## THE RECORDS

###

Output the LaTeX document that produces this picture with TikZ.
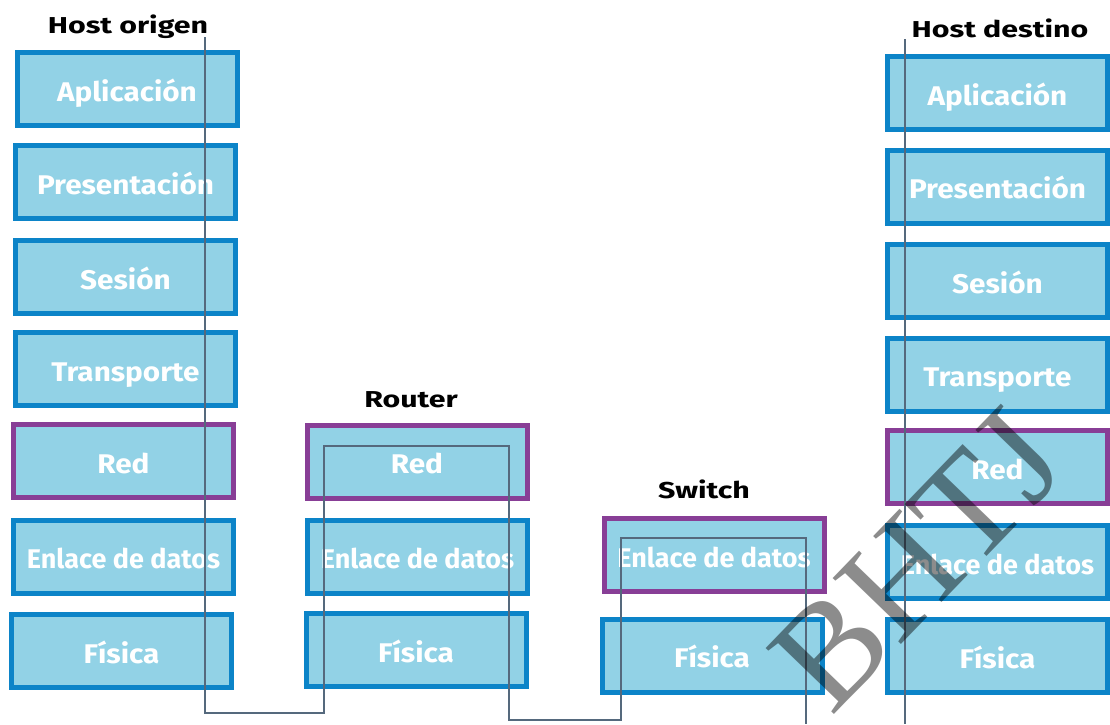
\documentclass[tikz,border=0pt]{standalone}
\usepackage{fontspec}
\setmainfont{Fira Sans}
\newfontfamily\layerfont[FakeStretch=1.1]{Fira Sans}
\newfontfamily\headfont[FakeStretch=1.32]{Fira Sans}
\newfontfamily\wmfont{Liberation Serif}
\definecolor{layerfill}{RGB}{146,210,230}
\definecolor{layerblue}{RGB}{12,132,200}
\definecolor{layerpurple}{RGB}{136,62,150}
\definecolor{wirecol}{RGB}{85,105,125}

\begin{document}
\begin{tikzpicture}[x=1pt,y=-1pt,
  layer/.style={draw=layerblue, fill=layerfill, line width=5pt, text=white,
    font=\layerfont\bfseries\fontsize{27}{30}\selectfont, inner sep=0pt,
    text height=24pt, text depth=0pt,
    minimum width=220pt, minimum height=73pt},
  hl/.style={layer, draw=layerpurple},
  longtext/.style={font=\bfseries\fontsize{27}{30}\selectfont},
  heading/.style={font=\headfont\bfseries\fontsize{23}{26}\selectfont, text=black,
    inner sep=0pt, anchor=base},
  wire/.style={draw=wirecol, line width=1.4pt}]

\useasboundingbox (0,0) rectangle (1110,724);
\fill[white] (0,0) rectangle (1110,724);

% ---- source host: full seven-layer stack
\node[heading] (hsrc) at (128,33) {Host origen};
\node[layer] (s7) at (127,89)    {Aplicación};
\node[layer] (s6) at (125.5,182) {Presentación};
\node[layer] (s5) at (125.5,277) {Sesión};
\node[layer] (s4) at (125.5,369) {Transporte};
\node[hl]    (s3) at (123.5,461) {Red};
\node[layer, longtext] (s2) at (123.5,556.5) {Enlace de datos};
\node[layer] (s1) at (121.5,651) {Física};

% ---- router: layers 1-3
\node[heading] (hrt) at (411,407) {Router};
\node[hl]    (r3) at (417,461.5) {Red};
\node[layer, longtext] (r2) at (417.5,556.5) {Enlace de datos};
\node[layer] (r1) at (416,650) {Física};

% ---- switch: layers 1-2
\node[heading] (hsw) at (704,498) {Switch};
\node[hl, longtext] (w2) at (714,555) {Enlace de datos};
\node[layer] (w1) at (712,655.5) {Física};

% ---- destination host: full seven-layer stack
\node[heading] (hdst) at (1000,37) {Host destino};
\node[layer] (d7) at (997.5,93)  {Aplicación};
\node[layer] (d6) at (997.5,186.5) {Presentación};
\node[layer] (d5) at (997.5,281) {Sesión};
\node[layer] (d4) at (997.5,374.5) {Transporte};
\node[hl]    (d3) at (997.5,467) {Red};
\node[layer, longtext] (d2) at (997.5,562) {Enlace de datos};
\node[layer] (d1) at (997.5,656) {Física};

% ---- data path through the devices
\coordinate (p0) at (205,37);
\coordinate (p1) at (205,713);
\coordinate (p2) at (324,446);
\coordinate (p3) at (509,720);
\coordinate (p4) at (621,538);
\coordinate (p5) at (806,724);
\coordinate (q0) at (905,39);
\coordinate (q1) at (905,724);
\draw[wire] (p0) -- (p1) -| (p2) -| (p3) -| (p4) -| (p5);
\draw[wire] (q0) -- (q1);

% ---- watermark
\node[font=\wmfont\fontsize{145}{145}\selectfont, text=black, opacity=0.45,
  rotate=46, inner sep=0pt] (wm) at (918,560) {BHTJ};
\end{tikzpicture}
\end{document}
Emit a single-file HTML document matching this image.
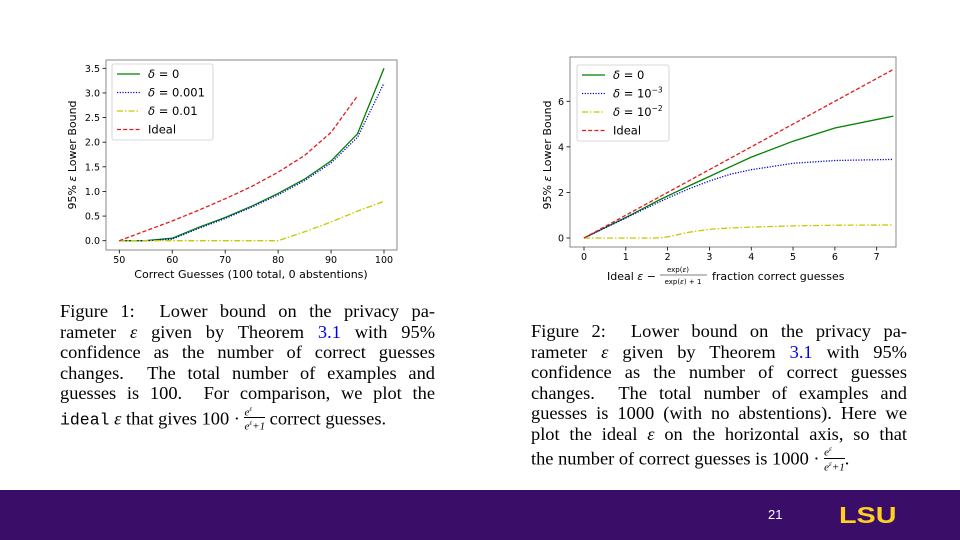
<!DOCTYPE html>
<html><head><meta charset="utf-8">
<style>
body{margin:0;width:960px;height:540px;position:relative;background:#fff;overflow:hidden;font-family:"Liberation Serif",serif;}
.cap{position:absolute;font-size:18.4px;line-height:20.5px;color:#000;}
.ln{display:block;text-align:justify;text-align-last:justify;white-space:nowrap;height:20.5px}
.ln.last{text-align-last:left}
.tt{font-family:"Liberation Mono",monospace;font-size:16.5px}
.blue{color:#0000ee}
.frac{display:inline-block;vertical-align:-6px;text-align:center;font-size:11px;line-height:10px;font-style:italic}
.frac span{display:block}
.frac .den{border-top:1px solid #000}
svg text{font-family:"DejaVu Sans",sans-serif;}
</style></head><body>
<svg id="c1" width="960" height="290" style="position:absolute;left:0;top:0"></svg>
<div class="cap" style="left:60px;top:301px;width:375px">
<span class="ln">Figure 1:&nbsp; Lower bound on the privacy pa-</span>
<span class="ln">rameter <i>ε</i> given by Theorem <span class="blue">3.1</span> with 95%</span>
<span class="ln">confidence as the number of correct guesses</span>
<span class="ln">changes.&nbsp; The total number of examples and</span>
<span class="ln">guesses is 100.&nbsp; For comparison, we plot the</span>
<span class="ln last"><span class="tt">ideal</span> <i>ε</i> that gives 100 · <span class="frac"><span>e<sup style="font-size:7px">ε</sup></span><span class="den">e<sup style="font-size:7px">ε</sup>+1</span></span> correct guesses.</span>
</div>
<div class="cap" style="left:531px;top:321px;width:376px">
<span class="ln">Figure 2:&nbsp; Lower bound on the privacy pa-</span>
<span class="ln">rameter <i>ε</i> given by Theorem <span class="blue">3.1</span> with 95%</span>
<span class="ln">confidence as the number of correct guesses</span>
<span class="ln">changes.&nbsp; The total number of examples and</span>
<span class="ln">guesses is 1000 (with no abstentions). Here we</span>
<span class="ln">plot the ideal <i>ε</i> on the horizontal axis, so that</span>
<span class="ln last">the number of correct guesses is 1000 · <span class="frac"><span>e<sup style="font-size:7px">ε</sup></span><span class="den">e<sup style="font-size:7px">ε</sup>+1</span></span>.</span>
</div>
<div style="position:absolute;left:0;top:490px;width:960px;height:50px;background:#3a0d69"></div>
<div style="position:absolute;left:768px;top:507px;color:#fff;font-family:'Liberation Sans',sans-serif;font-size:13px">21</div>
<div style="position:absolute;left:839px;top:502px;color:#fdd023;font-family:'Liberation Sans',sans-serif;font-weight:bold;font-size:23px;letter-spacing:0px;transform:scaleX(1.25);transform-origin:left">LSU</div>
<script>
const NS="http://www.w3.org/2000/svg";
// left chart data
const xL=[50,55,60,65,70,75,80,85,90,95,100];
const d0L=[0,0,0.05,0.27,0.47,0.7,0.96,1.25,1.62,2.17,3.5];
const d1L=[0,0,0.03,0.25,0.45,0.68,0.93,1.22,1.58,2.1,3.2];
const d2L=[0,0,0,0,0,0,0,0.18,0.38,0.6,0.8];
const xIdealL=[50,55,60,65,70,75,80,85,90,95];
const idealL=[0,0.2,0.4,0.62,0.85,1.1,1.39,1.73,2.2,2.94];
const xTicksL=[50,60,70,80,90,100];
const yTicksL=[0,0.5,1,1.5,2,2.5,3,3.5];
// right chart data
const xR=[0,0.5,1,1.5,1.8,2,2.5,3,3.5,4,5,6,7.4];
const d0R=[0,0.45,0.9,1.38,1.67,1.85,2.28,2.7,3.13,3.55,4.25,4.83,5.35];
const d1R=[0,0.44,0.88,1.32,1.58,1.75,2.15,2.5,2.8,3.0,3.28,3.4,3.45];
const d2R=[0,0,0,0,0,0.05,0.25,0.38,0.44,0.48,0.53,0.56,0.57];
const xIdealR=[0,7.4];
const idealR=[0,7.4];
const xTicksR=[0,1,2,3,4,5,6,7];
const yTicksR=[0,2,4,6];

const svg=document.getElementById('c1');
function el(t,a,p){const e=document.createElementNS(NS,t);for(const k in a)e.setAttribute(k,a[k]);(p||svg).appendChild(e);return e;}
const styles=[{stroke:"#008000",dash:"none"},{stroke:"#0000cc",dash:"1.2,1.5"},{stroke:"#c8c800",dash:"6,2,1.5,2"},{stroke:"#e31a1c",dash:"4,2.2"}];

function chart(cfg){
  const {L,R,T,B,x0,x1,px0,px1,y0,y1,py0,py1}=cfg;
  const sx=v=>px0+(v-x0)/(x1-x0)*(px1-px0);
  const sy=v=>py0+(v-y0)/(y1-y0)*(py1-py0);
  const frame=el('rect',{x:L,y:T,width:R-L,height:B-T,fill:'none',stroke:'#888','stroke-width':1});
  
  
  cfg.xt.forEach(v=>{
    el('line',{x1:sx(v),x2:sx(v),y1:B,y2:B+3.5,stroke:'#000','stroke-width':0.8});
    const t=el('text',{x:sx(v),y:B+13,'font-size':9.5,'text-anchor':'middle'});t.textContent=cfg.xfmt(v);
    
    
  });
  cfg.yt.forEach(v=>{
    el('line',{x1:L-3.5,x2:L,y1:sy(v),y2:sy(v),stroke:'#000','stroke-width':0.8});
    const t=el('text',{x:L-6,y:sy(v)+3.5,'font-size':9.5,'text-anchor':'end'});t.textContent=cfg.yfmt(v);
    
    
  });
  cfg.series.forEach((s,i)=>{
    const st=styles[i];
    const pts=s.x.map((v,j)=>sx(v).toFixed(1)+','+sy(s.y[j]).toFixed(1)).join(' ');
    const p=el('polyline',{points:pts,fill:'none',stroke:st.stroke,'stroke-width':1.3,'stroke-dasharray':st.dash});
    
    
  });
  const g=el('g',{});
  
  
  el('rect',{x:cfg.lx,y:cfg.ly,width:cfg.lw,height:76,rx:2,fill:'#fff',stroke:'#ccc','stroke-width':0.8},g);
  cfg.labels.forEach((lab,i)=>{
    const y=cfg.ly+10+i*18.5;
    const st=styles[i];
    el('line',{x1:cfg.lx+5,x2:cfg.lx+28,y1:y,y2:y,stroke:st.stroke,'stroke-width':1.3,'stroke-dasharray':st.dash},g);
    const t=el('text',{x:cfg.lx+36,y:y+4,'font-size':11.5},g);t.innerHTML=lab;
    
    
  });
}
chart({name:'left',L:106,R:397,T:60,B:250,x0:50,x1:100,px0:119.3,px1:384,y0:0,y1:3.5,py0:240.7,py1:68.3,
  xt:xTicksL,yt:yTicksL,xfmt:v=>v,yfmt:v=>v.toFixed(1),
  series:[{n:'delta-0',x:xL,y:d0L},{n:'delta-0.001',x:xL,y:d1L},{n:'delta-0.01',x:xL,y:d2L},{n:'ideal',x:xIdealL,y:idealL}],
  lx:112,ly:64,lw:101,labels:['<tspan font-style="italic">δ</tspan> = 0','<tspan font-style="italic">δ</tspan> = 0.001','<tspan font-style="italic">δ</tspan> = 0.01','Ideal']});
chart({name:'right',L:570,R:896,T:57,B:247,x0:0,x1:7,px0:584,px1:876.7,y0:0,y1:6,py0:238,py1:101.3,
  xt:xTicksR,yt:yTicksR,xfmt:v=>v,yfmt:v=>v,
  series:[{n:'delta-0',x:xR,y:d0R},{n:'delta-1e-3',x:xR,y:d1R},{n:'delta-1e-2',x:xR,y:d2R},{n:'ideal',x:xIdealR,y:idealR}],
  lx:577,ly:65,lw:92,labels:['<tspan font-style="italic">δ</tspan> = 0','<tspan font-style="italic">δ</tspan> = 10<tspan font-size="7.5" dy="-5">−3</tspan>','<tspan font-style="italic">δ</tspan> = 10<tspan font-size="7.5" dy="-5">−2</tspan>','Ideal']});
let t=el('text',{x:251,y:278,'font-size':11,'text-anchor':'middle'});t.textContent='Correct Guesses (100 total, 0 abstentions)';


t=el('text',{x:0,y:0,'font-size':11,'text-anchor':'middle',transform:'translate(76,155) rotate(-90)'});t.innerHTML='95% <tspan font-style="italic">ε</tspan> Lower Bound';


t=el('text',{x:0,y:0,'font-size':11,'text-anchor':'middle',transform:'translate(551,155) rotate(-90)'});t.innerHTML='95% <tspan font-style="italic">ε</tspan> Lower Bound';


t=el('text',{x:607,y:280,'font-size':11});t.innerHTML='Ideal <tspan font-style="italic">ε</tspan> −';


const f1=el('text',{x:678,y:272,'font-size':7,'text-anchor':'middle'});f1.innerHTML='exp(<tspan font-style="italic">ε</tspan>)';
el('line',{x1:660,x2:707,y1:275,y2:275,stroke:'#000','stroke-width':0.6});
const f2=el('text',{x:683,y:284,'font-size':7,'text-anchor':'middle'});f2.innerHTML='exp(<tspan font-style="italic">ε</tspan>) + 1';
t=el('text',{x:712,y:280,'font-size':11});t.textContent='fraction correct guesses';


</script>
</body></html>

###

## PROBLEM
A single figure is required: the number of lines above in which the word "this" occurs.

## TASK ANSWER
2